Deku shifts, turning around to face Katsuki with her back pressed into the railing, chin tilted up to meet Katsuki’s eyes. It’s their first meeting all over again, Katsuki enamored with jewel-bright eyes, their faces mere inches apart, warm breathes mixing over their lips.
“Kacchan…,” Deku says quietly, like a prayer, and Katsuki chokes on the word. Deku doesn’t continue, though, instead drawing in a deep breath and screwing up her face into a frown. Her nose is scrunched up, brows furrowed, and Katsuki wants nothing more but to lean down and kiss all the creases away.
She finally opens her eyes again, that determined spark returning in full. The look in her eyes that drew Katsuki in in the first place. The one that makes her heart skip a beat. She might very well let Deku do whatever she wanted with that part of herself Katsuki had so readily offered.
Slowly, Deku reaches up to lay her hands on the sides of Katsuki’s face as the rain faded to white noise around them, using her thumb to smooth a furrow in Katsuki’s brow, meeting her eyes. She’s got a look like she’s searching for something, analyzing everything in front of her, until her eyes dropped to Katsuki’s lips at the same time she rose to the tips of her shoes.
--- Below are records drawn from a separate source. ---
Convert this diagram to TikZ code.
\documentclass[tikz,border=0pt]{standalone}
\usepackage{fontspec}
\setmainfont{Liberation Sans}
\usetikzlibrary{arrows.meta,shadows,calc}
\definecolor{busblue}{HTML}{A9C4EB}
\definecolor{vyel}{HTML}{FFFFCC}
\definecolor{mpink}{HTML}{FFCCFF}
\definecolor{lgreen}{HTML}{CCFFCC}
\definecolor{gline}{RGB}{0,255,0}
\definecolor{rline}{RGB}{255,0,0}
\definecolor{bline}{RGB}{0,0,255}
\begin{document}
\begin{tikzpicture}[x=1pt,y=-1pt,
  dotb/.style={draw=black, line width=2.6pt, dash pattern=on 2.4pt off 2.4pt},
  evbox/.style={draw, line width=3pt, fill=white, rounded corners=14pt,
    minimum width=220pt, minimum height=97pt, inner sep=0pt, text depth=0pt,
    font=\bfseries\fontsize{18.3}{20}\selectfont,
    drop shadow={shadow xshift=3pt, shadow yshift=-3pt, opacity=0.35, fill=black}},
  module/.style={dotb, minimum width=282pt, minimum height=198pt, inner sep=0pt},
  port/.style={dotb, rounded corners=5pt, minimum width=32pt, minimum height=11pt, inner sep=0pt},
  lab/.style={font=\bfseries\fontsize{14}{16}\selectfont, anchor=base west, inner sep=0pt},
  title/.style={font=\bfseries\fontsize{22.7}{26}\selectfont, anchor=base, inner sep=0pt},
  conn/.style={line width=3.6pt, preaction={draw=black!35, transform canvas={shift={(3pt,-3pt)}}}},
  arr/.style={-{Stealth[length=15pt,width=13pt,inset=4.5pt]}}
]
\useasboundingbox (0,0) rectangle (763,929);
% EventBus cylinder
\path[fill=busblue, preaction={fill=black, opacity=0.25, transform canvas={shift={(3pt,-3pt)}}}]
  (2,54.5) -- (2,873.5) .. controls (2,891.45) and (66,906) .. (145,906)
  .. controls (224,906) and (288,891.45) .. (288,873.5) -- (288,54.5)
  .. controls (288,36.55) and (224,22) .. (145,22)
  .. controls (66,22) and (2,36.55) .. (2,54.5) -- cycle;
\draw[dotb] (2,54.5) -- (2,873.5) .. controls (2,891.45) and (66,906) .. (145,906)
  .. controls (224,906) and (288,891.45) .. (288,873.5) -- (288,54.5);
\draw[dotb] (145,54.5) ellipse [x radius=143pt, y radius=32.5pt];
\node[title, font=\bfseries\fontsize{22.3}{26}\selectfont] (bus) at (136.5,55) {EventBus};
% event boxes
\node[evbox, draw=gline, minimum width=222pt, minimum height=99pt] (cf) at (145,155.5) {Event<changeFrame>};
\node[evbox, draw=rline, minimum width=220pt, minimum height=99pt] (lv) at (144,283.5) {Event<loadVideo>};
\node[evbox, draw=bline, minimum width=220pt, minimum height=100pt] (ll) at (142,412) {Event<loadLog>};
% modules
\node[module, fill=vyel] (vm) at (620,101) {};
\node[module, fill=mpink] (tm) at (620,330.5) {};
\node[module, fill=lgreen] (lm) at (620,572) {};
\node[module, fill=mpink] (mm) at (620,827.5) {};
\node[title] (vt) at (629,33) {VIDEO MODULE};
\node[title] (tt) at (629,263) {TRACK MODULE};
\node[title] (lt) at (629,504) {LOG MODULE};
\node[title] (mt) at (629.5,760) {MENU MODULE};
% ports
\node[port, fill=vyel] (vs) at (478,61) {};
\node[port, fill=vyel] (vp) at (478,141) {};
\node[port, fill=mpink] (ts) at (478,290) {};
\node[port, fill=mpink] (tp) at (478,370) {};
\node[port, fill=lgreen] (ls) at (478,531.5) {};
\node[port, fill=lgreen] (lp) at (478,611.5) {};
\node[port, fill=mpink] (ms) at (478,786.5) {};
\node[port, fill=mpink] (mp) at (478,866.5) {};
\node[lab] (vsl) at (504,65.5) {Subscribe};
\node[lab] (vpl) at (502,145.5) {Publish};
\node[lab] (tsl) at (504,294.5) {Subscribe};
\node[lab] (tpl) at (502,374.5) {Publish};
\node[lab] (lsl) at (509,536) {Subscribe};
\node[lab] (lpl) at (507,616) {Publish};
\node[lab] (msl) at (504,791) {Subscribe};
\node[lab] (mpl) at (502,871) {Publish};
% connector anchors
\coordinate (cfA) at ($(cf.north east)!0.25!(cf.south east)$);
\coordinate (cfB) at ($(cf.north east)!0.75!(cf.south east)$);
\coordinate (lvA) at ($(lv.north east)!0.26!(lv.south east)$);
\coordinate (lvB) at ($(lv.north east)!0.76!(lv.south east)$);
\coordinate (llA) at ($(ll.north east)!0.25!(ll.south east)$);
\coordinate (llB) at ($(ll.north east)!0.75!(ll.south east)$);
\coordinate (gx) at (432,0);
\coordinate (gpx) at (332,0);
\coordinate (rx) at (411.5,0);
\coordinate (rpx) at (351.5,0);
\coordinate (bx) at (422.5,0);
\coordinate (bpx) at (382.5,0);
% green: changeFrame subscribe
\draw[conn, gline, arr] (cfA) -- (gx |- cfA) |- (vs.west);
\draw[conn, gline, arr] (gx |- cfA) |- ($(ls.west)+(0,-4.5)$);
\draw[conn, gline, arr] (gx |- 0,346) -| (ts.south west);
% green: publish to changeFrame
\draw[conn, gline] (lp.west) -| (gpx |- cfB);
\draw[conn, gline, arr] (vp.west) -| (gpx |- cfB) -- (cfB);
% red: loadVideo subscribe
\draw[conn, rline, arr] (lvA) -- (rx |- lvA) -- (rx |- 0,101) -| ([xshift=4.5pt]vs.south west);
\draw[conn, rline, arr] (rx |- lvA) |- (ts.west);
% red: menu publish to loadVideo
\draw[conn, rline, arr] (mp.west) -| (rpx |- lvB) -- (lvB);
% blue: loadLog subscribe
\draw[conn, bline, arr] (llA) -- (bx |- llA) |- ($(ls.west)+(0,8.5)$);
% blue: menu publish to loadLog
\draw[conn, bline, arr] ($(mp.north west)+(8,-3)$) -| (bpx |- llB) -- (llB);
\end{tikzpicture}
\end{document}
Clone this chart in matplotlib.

The wound-up rubber band holding Katsuki back snaps in an instant, and she leans down far faster than Deku’s pulling her in, pressing their lips together like she’d imagined a hundred times before. She feels her heart take root in her chest. She feels her entire world tilt sideways on its axis and realizes it’s always been off kilter until this moment. She feels Deku’s hands on the back of her neck and fumbles the jacket to the ground, shaking off her gloves and sinking her fingers into Deku’s hair like she’s a drowning woman and it’s her only purchase.
This is nothing like she’s ever experienced before. This is nothing like the short flings with former classmates, nothing like the feelings-free nights with girls who didn’t care who she was or what she did with her life, nothing like what she’d expected it would ever be.
The kiss is slow and sweet and deep and clumsy and assured and every other word that could describe a kiss. Deku sighs into her mouth and the Great Explosion Murder God feels herself go weak in the knees. It’s the best thing that ever happened to her. It might as well be the only thing that ever happened to her.
It doesn’t matter what happens after this, or what happens before. Nothing can ever match the woman in her arms right now. Nothing.
And she was right. Deku’s hair is really soft.
When the kiss finally breaks, Deku stays close, her arms still up around Katsuki’s shoulders with Katsuki’s hands tangled in her loose hair, the hair-tie hanging off one of her fingers after she pulled the ponytail free. Katsuki drops her forehead down to meet Deku’s, catching her breath.
“I’m never letting you go back on that,” she murmurs.
One of Deku’s hands slide from her back to her jaw, swiping a thumb across her cheek. “As if I’d ever look at anyone else, Kacchan.”
Katsuki gives a victory grin, feeling herself flush warm from her chest to her ears. “Damn right.”
Deku chuckled, tilting her head up until their noses press together, gravitating towards another kiss. “You dropped my jacket.”
“I’ll get you a new one,” Katsuki exhales, swallowing any response Deku might have had with that second kiss.
For the first time in her life, she tastes Izuku’s smile, and she’s never liked anything more.